#### Data extract
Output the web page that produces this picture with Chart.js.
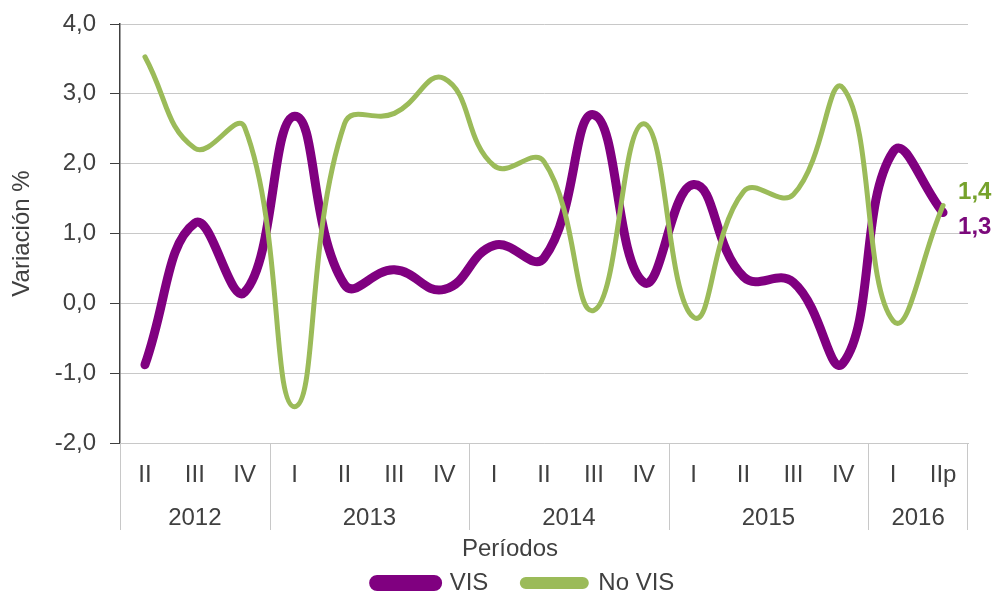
<!DOCTYPE html>
<html>
<head>
<meta charset="utf-8">
<script src="https://cdn.jsdelivr.net/npm/chart.js@4.4.1/dist/chart.umd.min.js"></script>
<style>
  html, body { margin: 0; padding: 0; background: #fff; }
  #wrap { width: 998px; height: 597px; position: relative; }
</style>
</head>
<body>
<div id="wrap"><canvas id="variacionChart"></canvas></div>
<script>
// quarters and years (multi-level category axis)
var quarters = ['II', 'III', 'IV', 'I', 'II', 'III', 'IV', 'I', 'II', 'III', 'IV', 'I', 'II', 'III', 'IV', 'I', 'IIp'];
var years = ['2012', '2013', '2014', '2015', '2016'];
var yearCounts = [3, 4, 4, 4, 2];

// series values (%)
var vis = [-0.88, 1.15, 0.16, 2.68, 0.27, 0.48, 0.2, 0.83, 0.65, 2.7, 0.3, 1.7, 0.38, 0.3, -0.85, 2.17, 1.3];
var noVis = [3.53, 2.22, 2.52, -1.48, 2.57, 2.72, 3.22, 1.97, 2.03, -0.1, 2.57, -0.2, 1.6, 1.56, 3.08, -0.25, 1.4];

var yTicks = [-2, -1, 0, 1, 2, 3, 4];
var xTitle = 'Períodos';
var yTitle = 'Variación %';

var FONT = "'Liberation Sans', Arial, sans-serif";
var TEXT = '#404040';
var PURPLE = '#800080';
var GREEN = '#9BBB59';

function fmt(v) {
    return v.toFixed(1).replace('.', ',');
}

// year row, separators and axis title under the quarter labels
var yearAxis = {
    id: 'yearAxis',
    afterLayout: function (chart) {
        // legend sits a bit left of the plot centre in the original
        chart.legend.left -= 20;
        chart.legend.right -= 20;
    },
    afterDraw: function (chart) {
        var ctx = chart.ctx;
        var x = chart.scales.x;
        var area = chart.chartArea;
        var half = (x.getPixelForValue(1) - x.getPixelForValue(0)) / 2;
        var top = area.bottom;
        var bottom = top + 87;
        ctx.save();
        ctx.strokeStyle = '#c8c8c8';
        ctx.lineWidth = 1;
        ctx.fillStyle = TEXT;
        ctx.font = '24px ' + FONT;
        ctx.textAlign = 'center';
        ctx.textBaseline = 'middle';
        var start = 0;
        for (var i = 0; i < years.length; i++) {
            var end = start + yearCounts[i] - 1;
            var x0 = x.getPixelForValue(start) - half;
            var x1 = x.getPixelForValue(end) + half;
            ctx.beginPath();
            ctx.moveTo(Math.round(x0) + 0.5, top);
            ctx.lineTo(Math.round(x0) + 0.5, bottom);
            if (i === years.length - 1) {
                ctx.moveTo(Math.round(x1) - 0.5, top);
                ctx.lineTo(Math.round(x1) - 0.5, bottom);
            }
            ctx.stroke();
            ctx.fillText(years[i], (x0 + x1) / 2, top + 75);
            start = end + 1;
        }
        ctx.fillText(xTitle, (area.left + area.right) / 2 - 34, top + 106);
        ctx.restore();
    }
};

// last values next to the line ends
var endLabels = {
    id: 'endLabels',
    afterDatasetsDraw: function (chart) {
        var ctx = chart.ctx;
        var x = chart.scales.x;
        var y = chart.scales.y;
        var last = quarters.length - 1;
        var px = x.getPixelForValue(last) + 15;
        ctx.save();
        ctx.font = 'bold 24px ' + FONT;
        ctx.textAlign = 'left';
        ctx.textBaseline = 'middle';
        ctx.fillStyle = '#76A22C';
        ctx.fillText(fmt(noVis[last]), px, y.getPixelForValue(noVis[last]) - 13);
        ctx.fillStyle = '#7B0A7B';
        ctx.fillText(fmt(vis[last]), px, y.getPixelForValue(vis[last]) + 15);
        ctx.restore();
    }
};

new Chart(document.getElementById('variacionChart'), {
    type: 'line',
    data: {
        labels: quarters,
        datasets: [{
            label: 'VIS',
            data: vis,
            borderColor: PURPLE,
            backgroundColor: PURPLE,
            borderWidth: 9,
            borderCapStyle: 'round',
            tension: 0.45,
            pointRadius: 0,
            fill: false,
            order: 1
        }, {
            label: 'No VIS',
            data: noVis,
            borderColor: GREEN,
            backgroundColor: GREEN,
            borderWidth: 5,
            borderCapStyle: 'round',
            tension: 0.45,
            pointRadius: 0,
            fill: false,
            order: 0
        }]
    },
    plugins: [yearAxis, endLabels],
    options: {
        responsive: true,
        maintainAspectRatio: false,
        animation: false,
        layout: { padding: { top: 24, right: 30, left: 0, bottom: -8 } },
        plugins: {
            tooltip: { enabled: false },
            legend: {
                position: 'bottom',
                fullSize: false,
                labels: {
                    font: { family: FONT, size: 24 },
                    color: TEXT,
                    boxWidth: 64,
                    boxHeight: 7,
                    useBorderRadius: true,
                    borderRadius: 3.5,
                    padding: 34,
                    sort: function (a, b) { return a.datasetIndex - b.datasetIndex; }
                }
            }
        },
        scales: {
            x: {
                offset: true,
                grid: { display: false },
                border: { display: true, color: '#c8c8c8', width: 1 },
                ticks: {
                    font: { family: FONT, size: 24 },
                    color: TEXT,
                    padding: 10,
                    maxRotation: 0,
                    autoSkip: false
                },
                afterFit: function (scale) { scale.height = 94; }
            },
            y: {
                min: yTicks[0],
                max: yTicks[yTicks.length - 1],
                afterBuildTicks: function (scale) {
                    scale.ticks = yTicks.map(function (v) { return { value: v }; });
                },
                grid: { color: '#c8c8c8', lineWidth: 1, tickColor: TEXT, tickLength: 10 },
                border: { color: TEXT, width: 1.5 },
                ticks: {
                    font: { family: FONT, size: 24, lineHeight: 0.8 },
                    color: TEXT,
                    padding: 14,
                    callback: function (v) { return fmt(v); }
                },
                title: {
                    display: true,
                    text: yTitle,
                    font: { family: FONT, size: 24 },
                    color: TEXT,
                    padding: { top: 8, bottom: 0 }
                },
                afterFit: function (scale) { scale.width = 120; }
            }
        }
    }
});
</script>
</body>
</html>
########
• _Requirements_
Quote every line word for word and keep the images out of the copy.

• _Output_
Output the web page that produces this picture with Chart.js.
<!DOCTYPE html>
<html>
<head>
<meta charset="utf-8">
<script src="https://cdn.jsdelivr.net/npm/chart.js@4.4.1/dist/chart.umd.min.js"></script>
<style>
  html, body { margin: 0; padding: 0; background: #fff; }
  #wrap { width: 998px; height: 597px; position: relative; }
</style>
</head>
<body>
<div id="wrap"><canvas id="variacionChart"></canvas></div>
<script>
// quarters and years (multi-level category axis)
var quarters = ['II', 'III', 'IV', 'I', 'II', 'III', 'IV', 'I', 'II', 'III', 'IV', 'I', 'II', 'III', 'IV', 'I', 'IIp'];
var years = ['2012', '2013', '2014', '2015', '2016'];
var yearCounts = [3, 4, 4, 4, 2];

// series values (%)
var vis = [-0.88, 1.15, 0.16, 2.68, 0.27, 0.48, 0.2, 0.83, 0.65, 2.7, 0.3, 1.7, 0.38, 0.3, -0.85, 2.17, 1.3];
var noVis = [3.53, 2.22, 2.52, -1.48, 2.57, 2.72, 3.22, 1.97, 2.03, -0.1, 2.57, -0.2, 1.6, 1.56, 3.08, -0.25, 1.4];

var yTicks = [-2, -1, 0, 1, 2, 3, 4];
var xTitle = 'Períodos';
var yTitle = 'Variación %';

var FONT = "'Liberation Sans', Arial, sans-serif";
var TEXT = '#404040';
var PURPLE = '#800080';
var GREEN = '#9BBB59';

function fmt(v) {
    return v.toFixed(1).replace('.', ',');
}

// year row, separators and axis title under the quarter labels
var yearAxis = {
    id: 'yearAxis',
    afterLayout: function (chart) {
        // legend sits a bit left of the plot centre in the original
        chart.legend.left -= 20;
        chart.legend.right -= 20;
    },
    afterDraw: function (chart) {
        var ctx = chart.ctx;
        var x = chart.scales.x;
        var area = chart.chartArea;
        var half = (x.getPixelForValue(1) - x.getPixelForValue(0)) / 2;
        var top = area.bottom;
        var bottom = top + 87;
        ctx.save();
        ctx.strokeStyle = '#c8c8c8';
        ctx.lineWidth = 1;
        ctx.fillStyle = TEXT;
        ctx.font = '24px ' + FONT;
        ctx.textAlign = 'center';
        ctx.textBaseline = 'middle';
        var start = 0;
        for (var i = 0; i < years.length; i++) {
            var end = start + yearCounts[i] - 1;
            var x0 = x.getPixelForValue(start) - half;
            var x1 = x.getPixelForValue(end) + half;
            ctx.beginPath();
            ctx.moveTo(Math.round(x0) + 0.5, top);
            ctx.lineTo(Math.round(x0) + 0.5, bottom);
            if (i === years.length - 1) {
                ctx.moveTo(Math.round(x1) - 0.5, top);
                ctx.lineTo(Math.round(x1) - 0.5, bottom);
            }
            ctx.stroke();
            ctx.fillText(years[i], (x0 + x1) / 2, top + 75);
            start = end + 1;
        }
        ctx.fillText(xTitle, (area.left + area.right) / 2 - 34, top + 106);
        ctx.restore();
    }
};

// last values next to the line ends
var endLabels = {
    id: 'endLabels',
    afterDatasetsDraw: function (chart) {
        var ctx = chart.ctx;
        var x = chart.scales.x;
        var y = chart.scales.y;
        var last = quarters.length - 1;
        var px = x.getPixelForValue(last) + 15;
        ctx.save();
        ctx.font = 'bold 24px ' + FONT;
        ctx.textAlign = 'left';
        ctx.textBaseline = 'middle';
        ctx.fillStyle = '#76A22C';
        ctx.fillText(fmt(noVis[last]), px, y.getPixelForValue(noVis[last]) - 13);
        ctx.fillStyle = '#7B0A7B';
        ctx.fillText(fmt(vis[last]), px, y.getPixelForValue(vis[last]) + 15);
        ctx.restore();
    }
};

new Chart(document.getElementById('variacionChart'), {
    type: 'line',
    data: {
        labels: quarters,
        datasets: [{
            label: 'VIS',
            data: vis,
            borderColor: PURPLE,
            backgroundColor: PURPLE,
            borderWidth: 9,
            borderCapStyle: 'round',
            tension: 0.45,
            pointRadius: 0,
            fill: false,
            order: 1
        }, {
            label: 'No VIS',
            data: noVis,
            borderColor: GREEN,
            backgroundColor: GREEN,
            borderWidth: 5,
            borderCapStyle: 'round',
            tension: 0.45,
            pointRadius: 0,
            fill: false,
            order: 0
        }]
    },
    plugins: [yearAxis, endLabels],
    options: {
        responsive: true,
        maintainAspectRatio: false,
        animation: false,
        layout: { padding: { top: 24, right: 30, left: 0, bottom: -8 } },
        plugins: {
            tooltip: { enabled: false },
            legend: {
                position: 'bottom',
                fullSize: false,
                labels: {
                    font: { family: FONT, size: 24 },
                    color: TEXT,
                    boxWidth: 64,
                    boxHeight: 7,
                    useBorderRadius: true,
                    borderRadius: 3.5,
                    padding: 34,
                    sort: function (a, b) { return a.datasetIndex - b.datasetIndex; }
                }
            }
        },
        scales: {
            x: {
                offset: true,
                grid: { display: false },
                border: { display: true, color: '#c8c8c8', width: 1 },
                ticks: {
                    font: { family: FONT, size: 24 },
                    color: TEXT,
                    padding: 10,
                    maxRotation: 0,
                    autoSkip: false
                },
                afterFit: function (scale) { scale.height = 94; }
            },
            y: {
                min: yTicks[0],
                max: yTicks[yTicks.length - 1],
                afterBuildTicks: function (scale) {
                    scale.ticks = yTicks.map(function (v) { return { value: v }; });
                },
                grid: { color: '#c8c8c8', lineWidth: 1, tickColor: TEXT, tickLength: 10 },
                border: { color: TEXT, width: 1.5 },
                ticks: {
                    font: { family: FONT, size: 24, lineHeight: 0.8 },
                    color: TEXT,
                    padding: 14,
                    callback: function (v) { return fmt(v); }
                },
                title: {
                    display: true,
                    text: yTitle,
                    font: { family: FONT, size: 24 },
                    color: TEXT,
                    padding: { top: 8, bottom: 0 }
                },
                afterFit: function (scale) { scale.width = 120; }
            }
        }
    }
});
</script>
</body>
</html>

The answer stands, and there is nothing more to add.